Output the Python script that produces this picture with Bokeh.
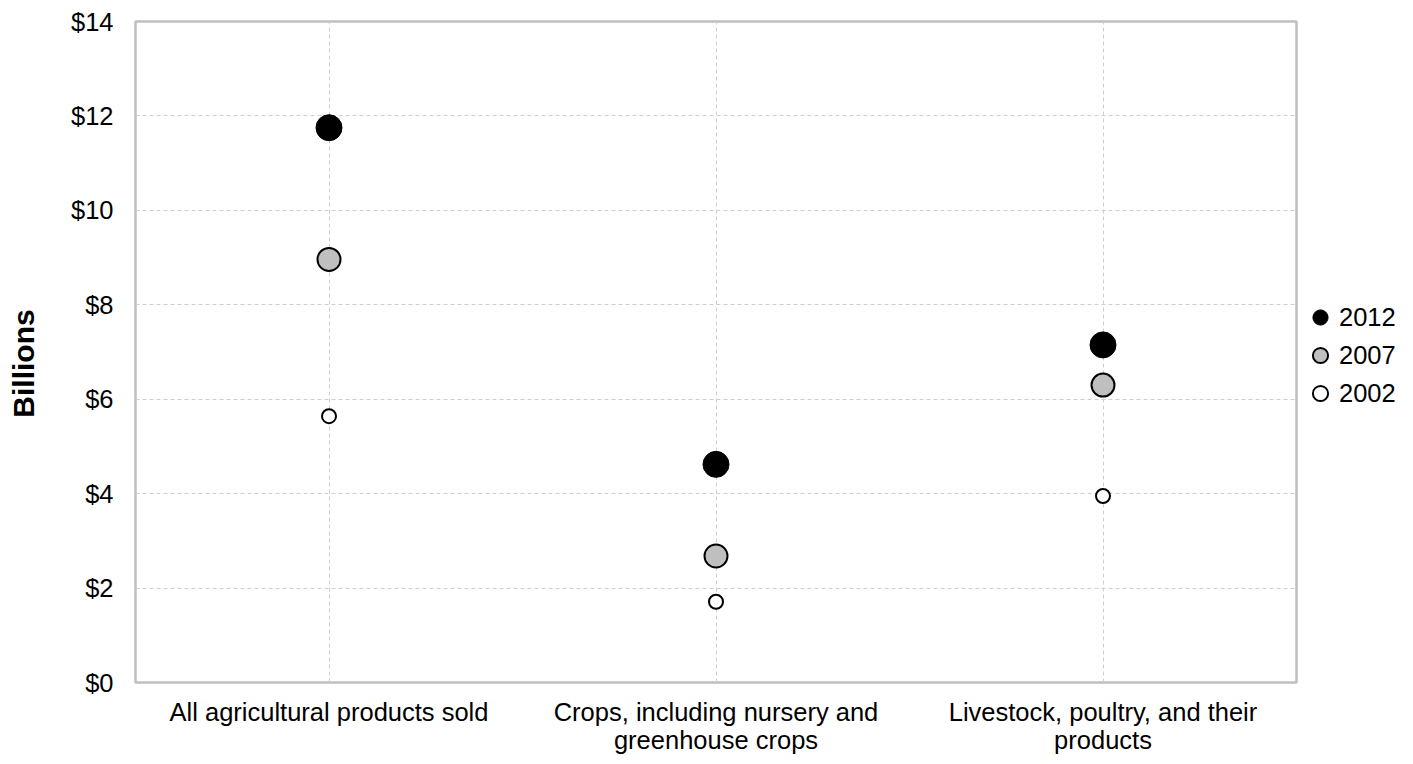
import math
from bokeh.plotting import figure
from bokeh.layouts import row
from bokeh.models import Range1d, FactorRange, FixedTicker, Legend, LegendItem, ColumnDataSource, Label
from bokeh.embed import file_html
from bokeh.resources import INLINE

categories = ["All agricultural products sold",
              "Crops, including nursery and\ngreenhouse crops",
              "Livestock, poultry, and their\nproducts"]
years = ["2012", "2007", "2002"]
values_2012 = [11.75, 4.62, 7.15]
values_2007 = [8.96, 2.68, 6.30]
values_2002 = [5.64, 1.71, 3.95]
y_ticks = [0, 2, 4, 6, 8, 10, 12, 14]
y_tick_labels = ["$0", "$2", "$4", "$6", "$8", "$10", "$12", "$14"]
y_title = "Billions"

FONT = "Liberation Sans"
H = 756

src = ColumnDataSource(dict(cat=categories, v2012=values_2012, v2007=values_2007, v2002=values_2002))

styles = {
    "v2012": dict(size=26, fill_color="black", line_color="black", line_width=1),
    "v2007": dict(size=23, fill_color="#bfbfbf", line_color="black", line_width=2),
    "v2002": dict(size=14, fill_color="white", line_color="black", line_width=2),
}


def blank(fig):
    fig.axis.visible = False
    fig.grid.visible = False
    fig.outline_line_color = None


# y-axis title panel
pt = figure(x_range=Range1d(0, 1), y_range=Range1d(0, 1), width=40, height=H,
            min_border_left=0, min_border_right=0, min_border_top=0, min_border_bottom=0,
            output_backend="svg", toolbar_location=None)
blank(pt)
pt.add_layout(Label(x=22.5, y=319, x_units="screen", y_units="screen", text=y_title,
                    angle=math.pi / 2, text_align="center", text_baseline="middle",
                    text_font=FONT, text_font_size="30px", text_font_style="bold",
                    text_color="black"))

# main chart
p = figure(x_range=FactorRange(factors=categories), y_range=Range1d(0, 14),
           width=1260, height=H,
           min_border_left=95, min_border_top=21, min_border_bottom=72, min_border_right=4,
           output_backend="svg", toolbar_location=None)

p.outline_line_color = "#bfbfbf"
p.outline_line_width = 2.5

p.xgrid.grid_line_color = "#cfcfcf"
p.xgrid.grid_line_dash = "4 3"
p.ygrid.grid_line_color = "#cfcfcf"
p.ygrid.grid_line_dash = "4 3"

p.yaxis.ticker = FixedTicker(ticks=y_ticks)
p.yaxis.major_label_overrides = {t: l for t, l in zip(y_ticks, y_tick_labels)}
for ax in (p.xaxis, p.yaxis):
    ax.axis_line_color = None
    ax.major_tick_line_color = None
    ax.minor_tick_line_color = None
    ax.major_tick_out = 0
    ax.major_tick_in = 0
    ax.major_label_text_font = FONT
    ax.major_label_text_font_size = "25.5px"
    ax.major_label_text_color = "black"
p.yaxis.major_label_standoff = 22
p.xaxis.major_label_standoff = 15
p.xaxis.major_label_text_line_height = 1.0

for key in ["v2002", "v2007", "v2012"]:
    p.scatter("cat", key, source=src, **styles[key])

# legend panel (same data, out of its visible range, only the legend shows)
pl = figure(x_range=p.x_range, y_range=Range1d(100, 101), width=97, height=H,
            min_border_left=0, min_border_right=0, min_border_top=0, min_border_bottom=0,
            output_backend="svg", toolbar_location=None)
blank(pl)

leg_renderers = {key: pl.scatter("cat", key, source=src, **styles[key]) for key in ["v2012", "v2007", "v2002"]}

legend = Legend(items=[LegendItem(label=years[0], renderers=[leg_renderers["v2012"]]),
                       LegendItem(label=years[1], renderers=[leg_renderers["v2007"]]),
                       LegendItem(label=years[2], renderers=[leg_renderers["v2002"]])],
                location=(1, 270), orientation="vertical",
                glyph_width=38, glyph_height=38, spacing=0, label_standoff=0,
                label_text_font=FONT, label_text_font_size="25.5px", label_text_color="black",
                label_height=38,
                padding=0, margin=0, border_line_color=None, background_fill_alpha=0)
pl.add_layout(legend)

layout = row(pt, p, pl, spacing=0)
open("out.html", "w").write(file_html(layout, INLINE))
...
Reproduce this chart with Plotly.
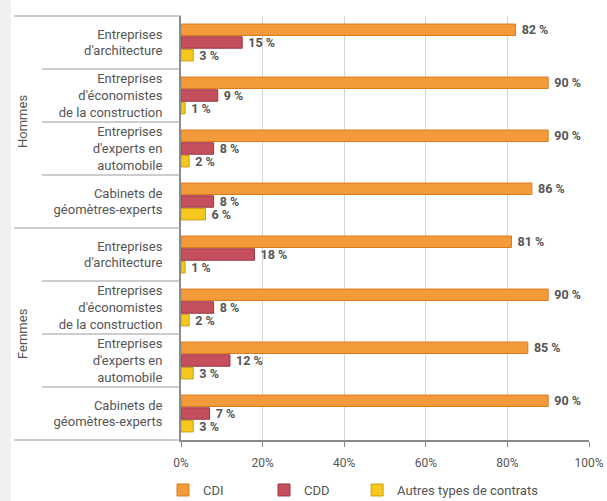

§ Exercise
Set down nothing but the lines from the one holding "Output the Python" through the one holding "v2012=values_2012, v2007=values_2007, v2002=values_2002))", both included, exactly as they appear; any picture is left out.

§ Final result
Output the Python script that produces this picture with Bokeh.
import math
from bokeh.plotting import figure
from bokeh.layouts import row
from bokeh.models import Range1d, FactorRange, FixedTicker, Legend, LegendItem, ColumnDataSource, Label
from bokeh.embed import file_html
from bokeh.resources import INLINE

categories = ["All agricultural products sold",
              "Crops, including nursery and\ngreenhouse crops",
              "Livestock, poultry, and their\nproducts"]
years = ["2012", "2007", "2002"]
values_2012 = [11.75, 4.62, 7.15]
values_2007 = [8.96, 2.68, 6.30]
values_2002 = [5.64, 1.71, 3.95]
y_ticks = [0, 2, 4, 6, 8, 10, 12, 14]
y_tick_labels = ["$0", "$2", "$4", "$6", "$8", "$10", "$12", "$14"]
y_title = "Billions"

FONT = "Liberation Sans"
H = 756

src = ColumnDataSource(dict(cat=categories, v2012=values_2012, v2007=values_2007, v2002=values_2002))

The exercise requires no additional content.